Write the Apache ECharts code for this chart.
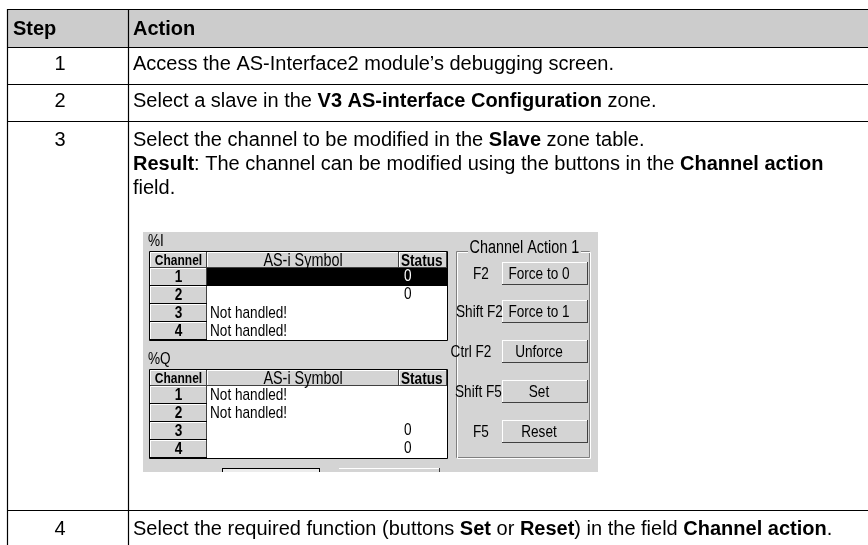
<!DOCTYPE html>
<html><head><meta charset="utf-8">
<script src="https://cdn.jsdelivr.net/npm/echarts@6/dist/echarts.min.js"></script>
<style>html,body{margin:0;padding:0;background:#fff}#c{width:868px;height:545px}</style>
</head><body><div id="c"></div>
<script>
// ---- data ----
const headers = ['Step', 'Action'];
const steps = ['1', '2', '3', '4'];
const actionLines = [
  ['Access the AS-Interface2 module\u2019s debugging screen.'],
  ['Select a slave in the {b|V3 AS-interface Configuration} zone.'],
  ['Select the channel to be modified in the {b|Slave} zone table.',
   '{b|Result}: The channel can be modified using the buttons in the {b|Channel action}',
   'field.'],
  ['Select the required function (buttons {b|Set} or {b|Reset}) in the field {b|Channel action}.']
];
const zoneLabels = ['%I', '%Q'];
const columnTitles = ['Channel', 'AS-i Symbol', 'Status'];
const inputChannels = ['1', '2', '3', '4'];
const inputSymbols = ['', '', 'Not handled!', 'Not handled!'];
const inputStatus = ['0', '0', '', ''];
const outputChannels = ['1', '2', '3', '4'];
const outputSymbols = ['Not handled!', 'Not handled!', '', ''];
const outputStatus = ['', '', '0', '0'];
const panelTitle = 'Channel Action 1';
const actionKeys = ['F2', 'Shift F2', 'Ctrl F2', 'Shift F5', 'F5'];
const actionButtons = ['Force to 0', 'Force to 1', 'Unforce', 'Set', 'Reset'];

// ---- drawing ----
const MAIN = '"Liberation Sans", Arial, sans-serif';
const GRAY = '#d4d4d4';
const els = [];
function R(x, y, w, h, fill, stroke, lw) {
  els.push({type: 'rect', shape: {x, y, width: w, height: h},
    style: {fill: fill || 'none', stroke: stroke || null, lineWidth: lw || 1}, silent: true});
}
function L(x1, y1, x2, y2, c, lw) {
  els.push({type: 'line', shape: {x1, y1, x2, y2}, style: {stroke: c || '#000', lineWidth: lw || 1}, silent: true});
}
function T(x, y, text, opt, sx) {
  els.push({type: 'text', x, y, scaleX: sx || 1, silent: true,
    style: Object.assign({text, fill: '#000', fontSize: 20, fontFamily: MAIN, align: 'left', verticalAlign: 'middle'}, opt || {})});
}
// narrow text: Liberation Sans compressed horizontally (Arial Narrow look)
function N(x, y, text, size, bold, extra) {
  T(x, y, text, Object.assign({fontSize: size, fontWeight: bold ? 'bold' : 'normal'}, extra || {}), 0.8);
}
function raised(x, y, w, h) {
  R(x, y, w, h, GRAY);
  L(x, y + 0.5, x + w, y + 0.5, '#fff');
  L(x + 0.5, y, x + 0.5, y + h, '#fff');
  L(x, y + h - 0.5, x + w, y + h - 0.5, '#404040');
  L(x + w - 0.5, y, x + w - 0.5, y + h, '#404040');
}

// main table
R(7, 9, 861, 38, '#cccccc');
[9, 47, 84, 121, 510].forEach(y => L(7, y + 0.5, 868, y + 0.5, '#000', 1.2));
L(7.5, 9, 7.5, 545, '#000', 1.2);
L(128.5, 9, 128.5, 545, '#000', 1.2);
T(13, 29, headers[0], {fontWeight: 'bold'});
T(133, 29, headers[1], {fontWeight: 'bold'});
const rich = {b: {fontWeight: 'bold', fontSize: 20, fontFamily: MAIN, fill: '#000'}};
const rowY = [[64], [101], [140, 164, 188], [529]];
steps.forEach((s, i) => {
  T(60, rowY[i][0], s, {align: 'center'});
  actionLines[i].forEach((ln, j) => T(133, rowY[i][j], ln, {rich}));
});

// embedded screenshot
R(143, 232, 455, 240, GRAY);
function table(top, label, chans, syms, stats, hl) {
  const x0 = 150, x1 = 207, x2 = 399, x3 = 447, hh = 16, rh = 18;
  N(148, top - 11, label, 17);
  R(x1, top + hh, x3 - x1, rh * 4, '#fff');
  raised(x0, top, x1 - x0, hh);
  raised(x1, top, x2 - x1, hh);
  raised(x2, top, x3 - x2, hh);
  N((x0 + x1) / 2, top + hh / 2 + 1, columnTitles[0], 15, true, {align: 'center'});
  N((x1 + x2) / 2, top + hh / 2 + 1, columnTitles[1], 18, false, {align: 'center'});
  N(x2 + 2, top + hh / 2 + 1, columnTitles[2], 17, true);
  chans.forEach((c, i) => {
    const y = top + hh + i * rh;
    raised(x0, y, x1 - x0, rh);
    L(x0, y + rh - 0.5, x1, y + rh - 0.5, '#000');
    if (i === hl) R(x1, y, x3 - x1, rh, '#000');
    N((x0 + x1) / 2, y + rh / 2, c, 17, true, {align: 'center'});
    if (syms[i]) N(x1 + 3, y + rh / 2, syms[i], 17);
    if (stats[i]) N(x2 + 5, y + rh / 2 - 1, stats[i], 17, false, {fill: i === hl ? '#fff' : '#000'});
  });
  R(x0 - 0.5, top - 0.5, x3 - x0 + 1, hh + rh * 4 + 1, null, '#000');
}
table(252, zoneLabels[0], inputChannels, inputSymbols, inputStatus, 0);
table(370, zoneLabels[1], outputChannels, outputSymbols, outputStatus, -1);

// channel action frame
R(456.5, 251.5, 133, 206, null, '#808080');
R(457.5, 252.5, 133, 206, null, '#ffffff');
N(468, 248, panelTitle, 18, false, {backgroundColor: GRAY, padding: [0, 2]});
const btnTop = [262, 300, 340, 380, 420];
const keyX = [[481, 'center'], [456, 'left'], [471, 'center'], [455, 'left'], [481, 'center']];
actionButtons.forEach((b, i) => {
  raised(502, btnTop[i], 86, 23);
  N(539, btnTop[i] + 12, b, 17, false, {align: 'center'});
  N(keyX[i][0], btnTop[i] + 12, actionKeys[i], 17, false, {align: keyX[i][1]});
});
// partially visible controls at the bottom
R(222, 468, 98, 4, '#ececec');
L(222, 468.5, 320, 468.5, '#000');
L(222.5, 468, 222.5, 472, '#000');
L(319.5, 468, 319.5, 472, '#000');
R(339, 468, 101, 4, GRAY);
L(339, 468.5, 440, 468.5, '#fff');
L(439.5, 468, 439.5, 472, '#404040');

const chart = echarts.init(document.getElementById('c'), null, {renderer: 'canvas'});
chart.setOption({animation: false, graphic: {elements: els}});
</script></body></html>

=-=-=-=-=

Problem description: Skip the pictures and restate exactly the lines from the beginning of the listing to the line with "const actionButtons = ['Force", that line included.

Complete answer:
Write the Apache ECharts code for this chart.
<!DOCTYPE html>
<html><head><meta charset="utf-8">
<script src="https://cdn.jsdelivr.net/npm/echarts@6/dist/echarts.min.js"></script>
<style>html,body{margin:0;padding:0;background:#fff}#c{width:868px;height:545px}</style>
</head><body><div id="c"></div>
<script>
// ---- data ----
const headers = ['Step', 'Action'];
const steps = ['1', '2', '3', '4'];
const actionLines = [
  ['Access the AS-Interface2 module\u2019s debugging screen.'],
  ['Select a slave in the {b|V3 AS-interface Configuration} zone.'],
  ['Select the channel to be modified in the {b|Slave} zone table.',
   '{b|Result}: The channel can be modified using the buttons in the {b|Channel action}',
   'field.'],
  ['Select the required function (buttons {b|Set} or {b|Reset}) in the field {b|Channel action}.']
];
const zoneLabels = ['%I', '%Q'];
const columnTitles = ['Channel', 'AS-i Symbol', 'Status'];
const inputChannels = ['1', '2', '3', '4'];
const inputSymbols = ['', '', 'Not handled!', 'Not handled!'];
const inputStatus = ['0', '0', '', ''];
const outputChannels = ['1', '2', '3', '4'];
const outputSymbols = ['Not handled!', 'Not handled!', '', ''];
const outputStatus = ['', '', '0', '0'];
const panelTitle = 'Channel Action 1';
const actionKeys = ['F2', 'Shift F2', 'Ctrl F2', 'Shift F5', 'F5'];
const actionButtons = ['Force to 0', 'Force to 1', 'Unforce', 'Set', 'Reset'];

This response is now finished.